Oz is, in some ways, a blend of British and American systems. We’ve got an indirectly elected executive via Parliament, but we also have a system designed to amplify the voices of the less-populous regions.

The “rural gerrymander” gets expressed in two ways in Australia:

  1. Electorates in low-density areas have lower populations than those in high-density areas, despite being geographically larger. A rural person’s vote counts for more than a city person.

  2. Our Senate is partially based on population, but with a couple of extra Senators for each state just because they’re states. As a result, a Tasmanian person’s vote counts for more in the Senate than someone from NSW.

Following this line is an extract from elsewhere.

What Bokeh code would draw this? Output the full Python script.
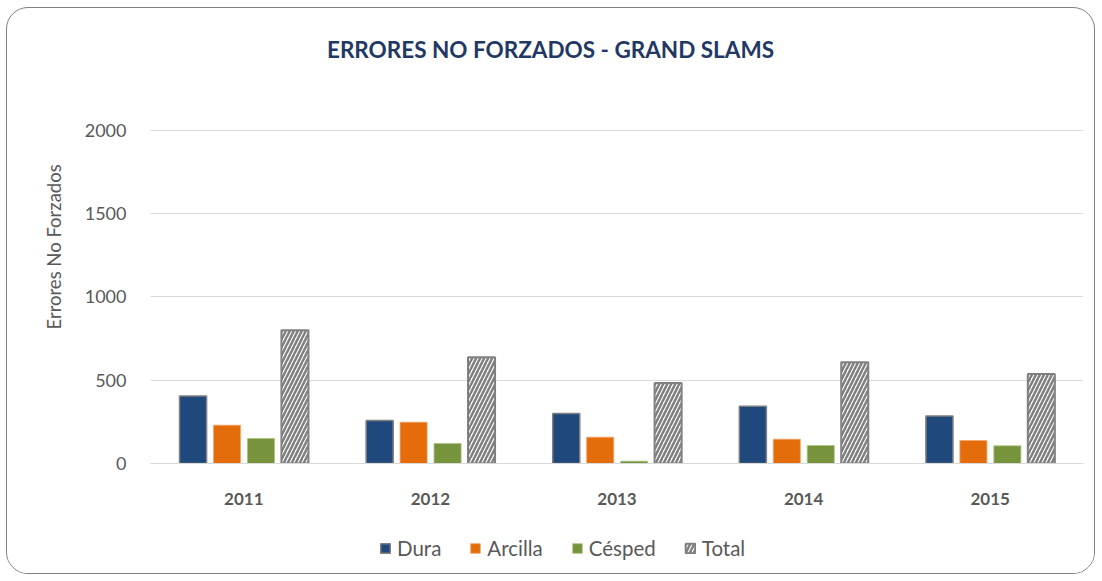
from bokeh.plotting import figure
from bokeh.layouts import column
from bokeh.models import (ColumnDataSource, FactorRange, Range1d, FixedTicker,
                          Legend, LegendItem, Title, Div)
from bokeh.transform import dodge
from bokeh.embed import file_html
from bokeh.resources import INLINE

years = ["2011", "2012", "2013", "2014", "2015"]
dura = [405, 258, 300, 344, 286]
arcilla = [230, 248, 158, 146, 138]
cesped = [150, 120, 14, 108, 106]
total = [800, 638, 484, 608, 538]
y_ticks = [0, 500, 1000, 1500, 2000]
series = ["Dura", "Arcilla", "Césped", "Total"]
title_text = "ERRORES NO FORZADOS - GRAND SLAMS"

src = ColumnDataSource(dict(years=years, dura=dura, arcilla=arcilla,
                            cesped=cesped, total=total))

FONT = "Lato"
W = 1087
T_H, P_H, L_H = 66, 453, 46

STY = [dict(fill_color="#1F497D", line_color="#7F7F7F", line_width=1.5),
       dict(fill_color="#E46C0A", line_color="#F2A46A", line_width=0.8),
       dict(fill_color="#77933C", line_color="#A9C47F", line_width=0.8),
       dict(fill_color="white", line_color="#808080", line_width=2,
            hatch_pattern="/", hatch_color="#808080", hatch_weight=2.5, hatch_scale=8)]

# title strip
tdiv = Div(text=title_text, width=W, height=T_H, margin=0,
           styles={"font-family": FONT, "font-size": "22.5px", "font-weight": "bold",
                   "color": "#1F3864", "text-align": "center", "line-height": "83px",
                   "white-space": "nowrap", "overflow": "visible"})

p = figure(x_range=FactorRange(*years), y_range=Range1d(0, 2006),
           width=W, height=P_H, output_backend="svg", toolbar_location=None,
           min_border_left=143, min_border_right=11, min_border_top=55,
           min_border_bottom=64, margin=0)

bw = 0.145
offs = [-0.272, -0.09, 0.092, 0.274]
cols = ["dura", "arcilla", "cesped", "total"]
for c, o, s in zip(cols, offs, STY):
    p.vbar(x=dodge("years", o, range=p.x_range), top=c, width=bw, bottom=0,
           source=src, **s)

p.x_range.range_padding = 0
p.xgrid.grid_line_color = None
p.ygrid.grid_line_color = "#D9D9D9"
p.ygrid.grid_line_width = 1
p.yaxis.ticker = FixedTicker(ticks=y_ticks)
p.yaxis.axis_line_color = None
p.yaxis.major_tick_line_color = None
p.yaxis.minor_tick_line_color = None
p.yaxis.major_label_text_font = FONT
p.yaxis.major_label_text_font_size = "18px"
p.yaxis.major_label_text_color = "#595959"
p.yaxis.major_label_standoff = 18

ylab = Title(text="Errores No Forzados", align="left", offset=134,
             text_font=FONT, text_font_size="18.5px", text_font_style="normal",
             text_color="#595959", standoff=33)
p.add_layout(ylab, "left")

p.xaxis.axis_line_color = "#D9D9D9"
p.xaxis.major_tick_line_color = None
p.xaxis.minor_tick_line_color = None
p.xaxis.major_label_text_font = FONT
p.xaxis.major_label_text_font_size = "17px"
p.xaxis.major_label_text_font_style = "bold"
p.xaxis.major_label_text_color = "#595959"
p.xaxis.major_label_standoff = 23
p.outline_line_color = None

# legend strip below the chart (tiny swatch renderers hidden behind the legend box)
lf = figure(width=W, height=L_H, output_backend="svg", toolbar_location=None,
            x_range=Range1d(0, 1), y_range=Range1d(0, 1), margin=0,
            min_border_left=0, min_border_right=0, min_border_top=0,
            min_border_bottom=0)
lf.axis.visible = False
lf.grid.grid_line_color = None
lf.outline_line_color = None
items = []
for name, s in zip(series, STY):
    r = lf.vbar(x=[0.45], top=[0.51], bottom=[0.49], width=0.002, **s)
    items.append(LegendItem(label=name, renderers=[r]))
legend = Legend(items=items, orientation="horizontal", location=(229, 13),
                border_line_color=None, background_fill_color="white",
                background_fill_alpha=1,
                label_text_font=FONT, label_text_font_size="20.5px",
                label_text_color="#595959", glyph_width=12, glyph_height=12,
                spacing=28, label_standoff=6, padding=0, margin=0)
lf.add_layout(legend, "center")

layout = column(tdiv, p, lf, spacing=0)
layout.styles = {"margin-left": "6px", "margin-top": "7px",
                 "border": "1.5px solid #808080", "border-radius": "22px",
                 "overflow": "hidden", "background-color": "white"}

open("out.html", "w").write(file_html(layout, INLINE))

These are fairly small effects, however. In practice, Australian politics are still dominated by the cities and the most populous states.


#37

Wyoming isn’t a “little guy.” It’s 586,000 little guys who each have far more political power than the 39.5 Million little guys in California.


#38

Bugger it, that’s too good for just a link.


#39

Hey thanks for this.
I was too chicken to quote it in full or in part.
I do realize Zinn’s writing is not for everyone. I think he’s the bee’s knees.

I appreciate Zinn’s direct, lucid analysis. Bracing!

As a very young friend once said to me in a mournful tone, “seems like the older I get, the more chores I have” and one day I know I’ll have to break it to him that being a grownup is indeed chock full of chores requiring energy, boldness and that bugaboo “concerted action.”

As I get older and more tired, I realize that if the Blue Wave is to succeed over the long term, it’s gotta be way more fun for us, with better food and better music and cooler people and show it thus that the other, failed, cynical politics of The Greed Community. The Blue Wave etc. must be irresistibly more desirable than what The Other Side offers.

Here’s another infographic I’ve been chewing on, here in ATX:

More work to be done. We go on.

ETA: clicked a stray key and oops it posted before I got done


#40

AKA Serve the People.

Not celebrity endorsements and marketing. Human connections, local, hands-on.